** start Dataset excerpt **
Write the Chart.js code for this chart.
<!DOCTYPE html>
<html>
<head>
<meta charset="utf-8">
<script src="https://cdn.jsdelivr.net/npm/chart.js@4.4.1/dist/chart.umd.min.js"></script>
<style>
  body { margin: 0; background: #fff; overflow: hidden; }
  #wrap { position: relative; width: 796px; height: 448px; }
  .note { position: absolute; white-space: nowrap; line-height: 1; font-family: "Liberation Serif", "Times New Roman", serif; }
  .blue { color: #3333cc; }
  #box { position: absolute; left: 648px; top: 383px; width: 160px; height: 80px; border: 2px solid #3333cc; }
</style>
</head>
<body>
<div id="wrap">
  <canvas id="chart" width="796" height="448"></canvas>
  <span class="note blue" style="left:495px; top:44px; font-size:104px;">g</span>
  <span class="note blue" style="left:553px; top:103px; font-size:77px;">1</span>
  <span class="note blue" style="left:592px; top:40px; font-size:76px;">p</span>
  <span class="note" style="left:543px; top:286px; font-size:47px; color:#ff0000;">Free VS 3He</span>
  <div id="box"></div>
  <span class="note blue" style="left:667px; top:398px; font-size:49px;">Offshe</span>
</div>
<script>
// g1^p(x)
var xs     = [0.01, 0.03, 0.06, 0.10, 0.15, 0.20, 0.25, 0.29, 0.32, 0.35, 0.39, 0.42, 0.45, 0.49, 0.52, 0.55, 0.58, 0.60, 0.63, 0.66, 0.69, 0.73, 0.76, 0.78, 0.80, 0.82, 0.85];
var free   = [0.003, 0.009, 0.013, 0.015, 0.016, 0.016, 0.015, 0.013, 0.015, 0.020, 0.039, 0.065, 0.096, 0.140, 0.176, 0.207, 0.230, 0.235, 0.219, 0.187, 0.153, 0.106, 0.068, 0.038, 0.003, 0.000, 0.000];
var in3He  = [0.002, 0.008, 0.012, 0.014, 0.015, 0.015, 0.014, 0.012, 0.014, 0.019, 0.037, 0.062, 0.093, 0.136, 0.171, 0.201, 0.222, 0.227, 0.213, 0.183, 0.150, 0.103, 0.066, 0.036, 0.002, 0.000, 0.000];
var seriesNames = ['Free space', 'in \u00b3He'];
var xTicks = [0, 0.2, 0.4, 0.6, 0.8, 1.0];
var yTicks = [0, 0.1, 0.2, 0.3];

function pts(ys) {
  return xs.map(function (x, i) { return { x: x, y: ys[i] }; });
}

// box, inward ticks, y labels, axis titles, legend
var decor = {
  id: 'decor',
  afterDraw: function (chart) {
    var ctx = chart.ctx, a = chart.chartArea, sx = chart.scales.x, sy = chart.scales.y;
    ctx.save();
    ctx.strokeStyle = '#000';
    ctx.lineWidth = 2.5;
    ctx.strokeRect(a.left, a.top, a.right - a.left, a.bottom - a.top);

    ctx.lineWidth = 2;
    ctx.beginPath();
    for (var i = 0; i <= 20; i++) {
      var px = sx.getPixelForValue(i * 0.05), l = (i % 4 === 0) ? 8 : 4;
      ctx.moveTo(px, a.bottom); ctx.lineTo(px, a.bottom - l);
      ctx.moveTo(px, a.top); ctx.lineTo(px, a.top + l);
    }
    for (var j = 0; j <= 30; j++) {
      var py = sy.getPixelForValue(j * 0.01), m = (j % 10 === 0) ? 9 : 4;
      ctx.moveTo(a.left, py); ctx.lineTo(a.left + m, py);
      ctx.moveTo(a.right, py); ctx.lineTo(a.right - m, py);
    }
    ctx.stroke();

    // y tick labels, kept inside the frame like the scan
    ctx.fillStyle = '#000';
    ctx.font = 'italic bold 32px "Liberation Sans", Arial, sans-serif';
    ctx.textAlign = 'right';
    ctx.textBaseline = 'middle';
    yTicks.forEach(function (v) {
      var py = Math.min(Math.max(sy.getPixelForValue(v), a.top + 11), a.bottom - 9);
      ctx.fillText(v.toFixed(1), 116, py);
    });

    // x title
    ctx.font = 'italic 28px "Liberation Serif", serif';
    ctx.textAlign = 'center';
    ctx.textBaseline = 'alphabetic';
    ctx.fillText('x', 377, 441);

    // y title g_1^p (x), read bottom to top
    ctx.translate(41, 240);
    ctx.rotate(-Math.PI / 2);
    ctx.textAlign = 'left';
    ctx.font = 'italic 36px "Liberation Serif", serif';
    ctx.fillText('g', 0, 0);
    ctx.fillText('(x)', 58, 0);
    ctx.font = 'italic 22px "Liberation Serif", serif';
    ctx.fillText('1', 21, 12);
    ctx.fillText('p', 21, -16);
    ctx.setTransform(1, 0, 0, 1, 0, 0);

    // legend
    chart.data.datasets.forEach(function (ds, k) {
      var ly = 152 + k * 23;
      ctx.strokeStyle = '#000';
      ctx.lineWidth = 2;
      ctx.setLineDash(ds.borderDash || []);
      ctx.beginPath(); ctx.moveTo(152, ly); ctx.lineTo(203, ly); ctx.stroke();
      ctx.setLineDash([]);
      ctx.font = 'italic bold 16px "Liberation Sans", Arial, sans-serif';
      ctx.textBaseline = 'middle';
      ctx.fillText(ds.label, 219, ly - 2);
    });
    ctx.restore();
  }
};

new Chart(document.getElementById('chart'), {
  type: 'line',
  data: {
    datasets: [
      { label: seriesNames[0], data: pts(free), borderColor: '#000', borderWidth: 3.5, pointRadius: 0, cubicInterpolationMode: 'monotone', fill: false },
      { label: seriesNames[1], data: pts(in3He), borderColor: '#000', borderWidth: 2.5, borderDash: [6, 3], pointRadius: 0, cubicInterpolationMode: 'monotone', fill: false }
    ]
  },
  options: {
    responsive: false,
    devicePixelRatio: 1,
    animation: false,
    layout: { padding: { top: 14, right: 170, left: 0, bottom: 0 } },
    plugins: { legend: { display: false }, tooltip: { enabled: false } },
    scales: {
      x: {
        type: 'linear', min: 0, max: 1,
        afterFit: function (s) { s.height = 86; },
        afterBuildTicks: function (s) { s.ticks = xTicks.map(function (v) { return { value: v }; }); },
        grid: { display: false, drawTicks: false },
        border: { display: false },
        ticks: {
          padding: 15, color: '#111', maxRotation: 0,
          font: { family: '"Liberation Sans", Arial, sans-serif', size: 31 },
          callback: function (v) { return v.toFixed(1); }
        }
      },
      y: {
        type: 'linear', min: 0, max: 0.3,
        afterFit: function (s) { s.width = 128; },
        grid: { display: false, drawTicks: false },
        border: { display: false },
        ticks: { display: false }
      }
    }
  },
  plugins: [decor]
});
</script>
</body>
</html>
** end Dataset excerpt **
Task instructions:
Retype the listing above in full, with no alterations.

Reply to the exercise:
Write the Chart.js code for this chart.
<!DOCTYPE html>
<html>
<head>
<meta charset="utf-8">
<script src="https://cdn.jsdelivr.net/npm/chart.js@4.4.1/dist/chart.umd.min.js"></script>
<style>
  body { margin: 0; background: #fff; overflow: hidden; }
  #wrap { position: relative; width: 796px; height: 448px; }
  .note { position: absolute; white-space: nowrap; line-height: 1; font-family: "Liberation Serif", "Times New Roman", serif; }
  .blue { color: #3333cc; }
  #box { position: absolute; left: 648px; top: 383px; width: 160px; height: 80px; border: 2px solid #3333cc; }
</style>
</head>
<body>
<div id="wrap">
  <canvas id="chart" width="796" height="448"></canvas>
  <span class="note blue" style="left:495px; top:44px; font-size:104px;">g</span>
  <span class="note blue" style="left:553px; top:103px; font-size:77px;">1</span>
  <span class="note blue" style="left:592px; top:40px; font-size:76px;">p</span>
  <span class="note" style="left:543px; top:286px; font-size:47px; color:#ff0000;">Free VS 3He</span>
  <div id="box"></div>
  <span class="note blue" style="left:667px; top:398px; font-size:49px;">Offshe</span>
</div>
<script>
// g1^p(x)
var xs     = [0.01, 0.03, 0.06, 0.10, 0.15, 0.20, 0.25, 0.29, 0.32, 0.35, 0.39, 0.42, 0.45, 0.49, 0.52, 0.55, 0.58, 0.60, 0.63, 0.66, 0.69, 0.73, 0.76, 0.78, 0.80, 0.82, 0.85];
var free   = [0.003, 0.009, 0.013, 0.015, 0.016, 0.016, 0.015, 0.013, 0.015, 0.020, 0.039, 0.065, 0.096, 0.140, 0.176, 0.207, 0.230, 0.235, 0.219, 0.187, 0.153, 0.106, 0.068, 0.038, 0.003, 0.000, 0.000];
var in3He  = [0.002, 0.008, 0.012, 0.014, 0.015, 0.015, 0.014, 0.012, 0.014, 0.019, 0.037, 0.062, 0.093, 0.136, 0.171, 0.201, 0.222, 0.227, 0.213, 0.183, 0.150, 0.103, 0.066, 0.036, 0.002, 0.000, 0.000];
var seriesNames = ['Free space', 'in \u00b3He'];
var xTicks = [0, 0.2, 0.4, 0.6, 0.8, 1.0];
var yTicks = [0, 0.1, 0.2, 0.3];

function pts(ys) {
  return xs.map(function (x, i) { return { x: x, y: ys[i] }; });
}

// box, inward ticks, y labels, axis titles, legend
var decor = {
  id: 'decor',
  afterDraw: function (chart) {
    var ctx = chart.ctx, a = chart.chartArea, sx = chart.scales.x, sy = chart.scales.y;
    ctx.save();
    ctx.strokeStyle = '#000';
    ctx.lineWidth = 2.5;
    ctx.strokeRect(a.left, a.top, a.right - a.left, a.bottom - a.top);

    ctx.lineWidth = 2;
    ctx.beginPath();
    for (var i = 0; i <= 20; i++) {
      var px = sx.getPixelForValue(i * 0.05), l = (i % 4 === 0) ? 8 : 4;
      ctx.moveTo(px, a.bottom); ctx.lineTo(px, a.bottom - l);
      ctx.moveTo(px, a.top); ctx.lineTo(px, a.top + l);
    }
    for (var j = 0; j <= 30; j++) {
      var py = sy.getPixelForValue(j * 0.01), m = (j % 10 === 0) ? 9 : 4;
      ctx.moveTo(a.left, py); ctx.lineTo(a.left + m, py);
      ctx.moveTo(a.right, py); ctx.lineTo(a.right - m, py);
    }
    ctx.stroke();

    // y tick labels, kept inside the frame like the scan
    ctx.fillStyle = '#000';
    ctx.font = 'italic bold 32px "Liberation Sans", Arial, sans-serif';
    ctx.textAlign = 'right';
    ctx.textBaseline = 'middle';
    yTicks.forEach(function (v) {
      var py = Math.min(Math.max(sy.getPixelForValue(v), a.top + 11), a.bottom - 9);
      ctx.fillText(v.toFixed(1), 116, py);
    });

    // x title
    ctx.font = 'italic 28px "Liberation Serif", serif';
    ctx.textAlign = 'center';
    ctx.textBaseline = 'alphabetic';
    ctx.fillText('x', 377, 441);

    // y title g_1^p (x), read bottom to top
    ctx.translate(41, 240);
    ctx.rotate(-Math.PI / 2);
    ctx.textAlign = 'left';
    ctx.font = 'italic 36px "Liberation Serif", serif';
    ctx.fillText('g', 0, 0);
    ctx.fillText('(x)', 58, 0);
    ctx.font = 'italic 22px "Liberation Serif", serif';
    ctx.fillText('1', 21, 12);
    ctx.fillText('p', 21, -16);
    ctx.setTransform(1, 0, 0, 1, 0, 0);

    // legend
    chart.data.datasets.forEach(function (ds, k) {
      var ly = 152 + k * 23;
      ctx.strokeStyle = '#000';
      ctx.lineWidth = 2;
      ctx.setLineDash(ds.borderDash || []);
      ctx.beginPath(); ctx.moveTo(152, ly); ctx.lineTo(203, ly); ctx.stroke();
      ctx.setLineDash([]);
      ctx.font = 'italic bold 16px "Liberation Sans", Arial, sans-serif';
      ctx.textBaseline = 'middle';
      ctx.fillText(ds.label, 219, ly - 2);
    });
    ctx.restore();
  }
};

new Chart(document.getElementById('chart'), {
  type: 'line',
  data: {
    datasets: [
      { label: seriesNames[0], data: pts(free), borderColor: '#000', borderWidth: 3.5, pointRadius: 0, cubicInterpolationMode: 'monotone', fill: false },
      { label: seriesNames[1], data: pts(in3He), borderColor: '#000', borderWidth: 2.5, borderDash: [6, 3], pointRadius: 0, cubicInterpolationMode: 'monotone', fill: false }
    ]
  },
  options: {
    responsive: false,
    devicePixelRatio: 1,
    animation: false,
    layout: { padding: { top: 14, right: 170, left: 0, bottom: 0 } },
    plugins: { legend: { display: false }, tooltip: { enabled: false } },
    scales: {
      x: {
        type: 'linear', min: 0, max: 1,
        afterFit: function (s) { s.height = 86; },
        afterBuildTicks: function (s) { s.ticks = xTicks.map(function (v) { return { value: v }; }); },
        grid: { display: false, drawTicks: false },
        border: { display: false },
        ticks: {
          padding: 15, color: '#111', maxRotation: 0,
          font: { family: '"Liberation Sans", Arial, sans-serif', size: 31 },
          callback: function (v) { return v.toFixed(1); }
        }
      },
      y: {
        type: 'linear', min: 0, max: 0.3,
        afterFit: function (s) { s.width = 128; },
        grid: { display: false, drawTicks: false },
        border: { display: false },
        ticks: { display: false }
      }
    }
  },
  plugins: [decor]
});
</script>
</body>
</html>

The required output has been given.